Task details: Go through the data and copy every line exactly, but not the images.

Material provided:

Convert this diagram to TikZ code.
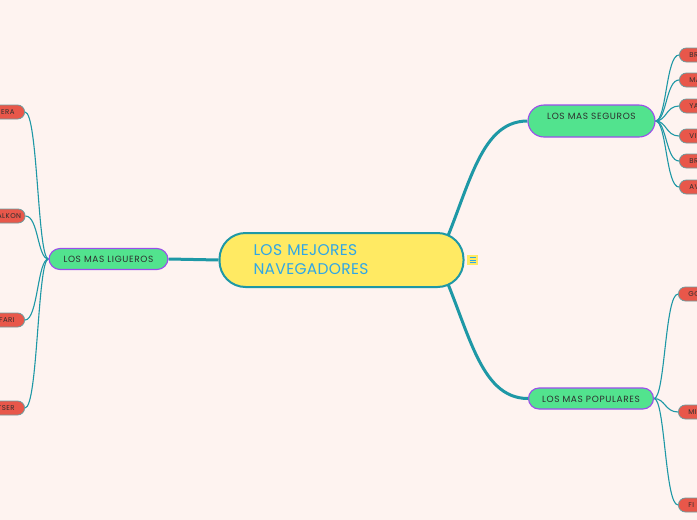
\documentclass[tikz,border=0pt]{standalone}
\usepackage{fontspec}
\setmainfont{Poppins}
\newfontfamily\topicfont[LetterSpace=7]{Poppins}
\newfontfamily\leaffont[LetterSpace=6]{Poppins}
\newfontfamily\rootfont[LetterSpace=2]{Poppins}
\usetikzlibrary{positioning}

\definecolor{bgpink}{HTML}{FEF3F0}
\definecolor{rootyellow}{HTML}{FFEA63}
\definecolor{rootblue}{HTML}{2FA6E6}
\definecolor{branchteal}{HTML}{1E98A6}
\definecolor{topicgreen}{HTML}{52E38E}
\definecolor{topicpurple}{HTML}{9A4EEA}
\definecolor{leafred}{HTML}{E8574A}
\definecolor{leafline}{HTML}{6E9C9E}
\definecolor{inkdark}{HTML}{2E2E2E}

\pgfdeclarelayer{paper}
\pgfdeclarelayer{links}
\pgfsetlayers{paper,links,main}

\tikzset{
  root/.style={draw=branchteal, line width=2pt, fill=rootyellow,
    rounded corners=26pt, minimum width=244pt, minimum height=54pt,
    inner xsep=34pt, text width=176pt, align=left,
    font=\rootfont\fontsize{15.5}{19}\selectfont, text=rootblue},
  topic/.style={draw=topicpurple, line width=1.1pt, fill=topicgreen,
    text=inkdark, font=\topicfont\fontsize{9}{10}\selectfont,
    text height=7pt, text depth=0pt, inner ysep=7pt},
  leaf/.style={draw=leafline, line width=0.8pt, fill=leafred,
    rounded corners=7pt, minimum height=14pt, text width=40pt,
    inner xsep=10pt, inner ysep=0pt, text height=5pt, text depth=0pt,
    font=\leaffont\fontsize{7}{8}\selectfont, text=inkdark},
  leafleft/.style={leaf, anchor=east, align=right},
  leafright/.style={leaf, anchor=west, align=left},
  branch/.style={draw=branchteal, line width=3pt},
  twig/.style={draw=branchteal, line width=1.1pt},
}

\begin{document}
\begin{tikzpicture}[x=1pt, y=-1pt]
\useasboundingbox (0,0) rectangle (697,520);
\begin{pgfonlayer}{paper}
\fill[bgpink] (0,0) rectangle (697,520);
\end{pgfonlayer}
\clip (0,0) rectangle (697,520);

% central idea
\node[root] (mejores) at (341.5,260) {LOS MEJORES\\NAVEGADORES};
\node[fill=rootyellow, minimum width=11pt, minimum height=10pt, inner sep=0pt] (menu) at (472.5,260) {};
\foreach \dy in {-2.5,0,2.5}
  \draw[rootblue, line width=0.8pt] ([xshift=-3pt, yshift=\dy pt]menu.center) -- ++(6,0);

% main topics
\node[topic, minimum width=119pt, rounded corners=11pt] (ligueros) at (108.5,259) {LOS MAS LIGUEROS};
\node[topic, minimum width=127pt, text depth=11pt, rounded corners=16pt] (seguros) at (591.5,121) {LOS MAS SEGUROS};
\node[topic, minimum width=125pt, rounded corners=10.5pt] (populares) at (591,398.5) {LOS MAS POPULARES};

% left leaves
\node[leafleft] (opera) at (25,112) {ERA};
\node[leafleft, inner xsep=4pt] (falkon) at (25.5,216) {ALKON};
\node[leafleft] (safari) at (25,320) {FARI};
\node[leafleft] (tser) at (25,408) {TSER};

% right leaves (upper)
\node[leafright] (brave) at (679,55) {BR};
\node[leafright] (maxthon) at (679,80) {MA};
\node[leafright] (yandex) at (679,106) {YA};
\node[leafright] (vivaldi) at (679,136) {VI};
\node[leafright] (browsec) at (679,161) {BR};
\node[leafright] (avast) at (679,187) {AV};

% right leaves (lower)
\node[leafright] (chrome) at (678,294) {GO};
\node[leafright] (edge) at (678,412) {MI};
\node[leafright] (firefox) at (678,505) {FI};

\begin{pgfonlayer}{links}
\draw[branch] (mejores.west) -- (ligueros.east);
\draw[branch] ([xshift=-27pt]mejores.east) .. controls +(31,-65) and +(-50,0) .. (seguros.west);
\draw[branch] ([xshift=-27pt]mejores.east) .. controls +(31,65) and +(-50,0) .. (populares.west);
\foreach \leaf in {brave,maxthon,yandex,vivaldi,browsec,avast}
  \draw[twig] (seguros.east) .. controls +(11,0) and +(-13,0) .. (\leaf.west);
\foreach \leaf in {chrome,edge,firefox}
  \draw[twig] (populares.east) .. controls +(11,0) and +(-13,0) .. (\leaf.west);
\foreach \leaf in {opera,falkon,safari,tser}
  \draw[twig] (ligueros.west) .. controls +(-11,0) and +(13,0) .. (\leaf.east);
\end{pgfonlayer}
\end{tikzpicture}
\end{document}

Result:
Convert this diagram to TikZ code.
\documentclass[tikz,border=0pt]{standalone}
\usepackage{fontspec}
\setmainfont{Poppins}
\newfontfamily\topicfont[LetterSpace=7]{Poppins}
\newfontfamily\leaffont[LetterSpace=6]{Poppins}
\newfontfamily\rootfont[LetterSpace=2]{Poppins}
\usetikzlibrary{positioning}

\definecolor{bgpink}{HTML}{FEF3F0}
\definecolor{rootyellow}{HTML}{FFEA63}
\definecolor{rootblue}{HTML}{2FA6E6}
\definecolor{branchteal}{HTML}{1E98A6}
\definecolor{topicgreen}{HTML}{52E38E}
\definecolor{topicpurple}{HTML}{9A4EEA}
\definecolor{leafred}{HTML}{E8574A}
\definecolor{leafline}{HTML}{6E9C9E}
\definecolor{inkdark}{HTML}{2E2E2E}

\pgfdeclarelayer{paper}
\pgfdeclarelayer{links}
\pgfsetlayers{paper,links,main}

\tikzset{
  root/.style={draw=branchteal, line width=2pt, fill=rootyellow,
    rounded corners=26pt, minimum width=244pt, minimum height=54pt,
    inner xsep=34pt, text width=176pt, align=left,
    font=\rootfont\fontsize{15.5}{19}\selectfont, text=rootblue},
  topic/.style={draw=topicpurple, line width=1.1pt, fill=topicgreen,
    text=inkdark, font=\topicfont\fontsize{9}{10}\selectfont,
    text height=7pt, text depth=0pt, inner ysep=7pt},
  leaf/.style={draw=leafline, line width=0.8pt, fill=leafred,
    rounded corners=7pt, minimum height=14pt, text width=40pt,
    inner xsep=10pt, inner ysep=0pt, text height=5pt, text depth=0pt,
    font=\leaffont\fontsize{7}{8}\selectfont, text=inkdark},
  leafleft/.style={leaf, anchor=east, align=right},
  leafright/.style={leaf, anchor=west, align=left},
  branch/.style={draw=branchteal, line width=3pt},
  twig/.style={draw=branchteal, line width=1.1pt},
}

\begin{document}
\begin{tikzpicture}[x=1pt, y=-1pt]
\useasboundingbox (0,0) rectangle (697,520);
\begin{pgfonlayer}{paper}
\fill[bgpink] (0,0) rectangle (697,520);
\end{pgfonlayer}
\clip (0,0) rectangle (697,520);

% central idea
\node[root] (mejores) at (341.5,260) {LOS MEJORES\\NAVEGADORES};
\node[fill=rootyellow, minimum width=11pt, minimum height=10pt, inner sep=0pt] (menu) at (472.5,260) {};
\foreach \dy in {-2.5,0,2.5}
  \draw[rootblue, line width=0.8pt] ([xshift=-3pt, yshift=\dy pt]menu.center) -- ++(6,0);

% main topics
\node[topic, minimum width=119pt, rounded corners=11pt] (ligueros) at (108.5,259) {LOS MAS LIGUEROS};
\node[topic, minimum width=127pt, text depth=11pt, rounded corners=16pt] (seguros) at (591.5,121) {LOS MAS SEGUROS};
\node[topic, minimum width=125pt, rounded corners=10.5pt] (populares) at (591,398.5) {LOS MAS POPULARES};

% left leaves
\node[leafleft] (opera) at (25,112) {ERA};
\node[leafleft, inner xsep=4pt] (falkon) at (25.5,216) {ALKON};
\node[leafleft] (safari) at (25,320) {FARI};
\node[leafleft] (tser) at (25,408) {TSER};

% right leaves (upper)
\node[leafright] (brave) at (679,55) {BR};
\node[leafright] (maxthon) at (679,80) {MA};
\node[leafright] (yandex) at (679,106) {YA};
\node[leafright] (vivaldi) at (679,136) {VI};
\node[leafright] (browsec) at (679,161) {BR};
\node[leafright] (avast) at (679,187) {AV};

% right leaves (lower)
\node[leafright] (chrome) at (678,294) {GO};
\node[leafright] (edge) at (678,412) {MI};
\node[leafright] (firefox) at (678,505) {FI};

\begin{pgfonlayer}{links}
\draw[branch] (mejores.west) -- (ligueros.east);
\draw[branch] ([xshift=-27pt]mejores.east) .. controls +(31,-65) and +(-50,0) .. (seguros.west);
\draw[branch] ([xshift=-27pt]mejores.east) .. controls +(31,65) and +(-50,0) .. (populares.west);
\foreach \leaf in {brave,maxthon,yandex,vivaldi,browsec,avast}
  \draw[twig] (seguros.east) .. controls +(11,0) and +(-13,0) .. (\leaf.west);
\foreach \leaf in {chrome,edge,firefox}
  \draw[twig] (populares.east) .. controls +(11,0) and +(-13,0) .. (\leaf.west);
\foreach \leaf in {opera,falkon,safari,tser}
  \draw[twig] (ligueros.west) .. controls +(-11,0) and +(13,0) .. (\leaf.east);
\end{pgfonlayer}
\end{tikzpicture}
\end{document}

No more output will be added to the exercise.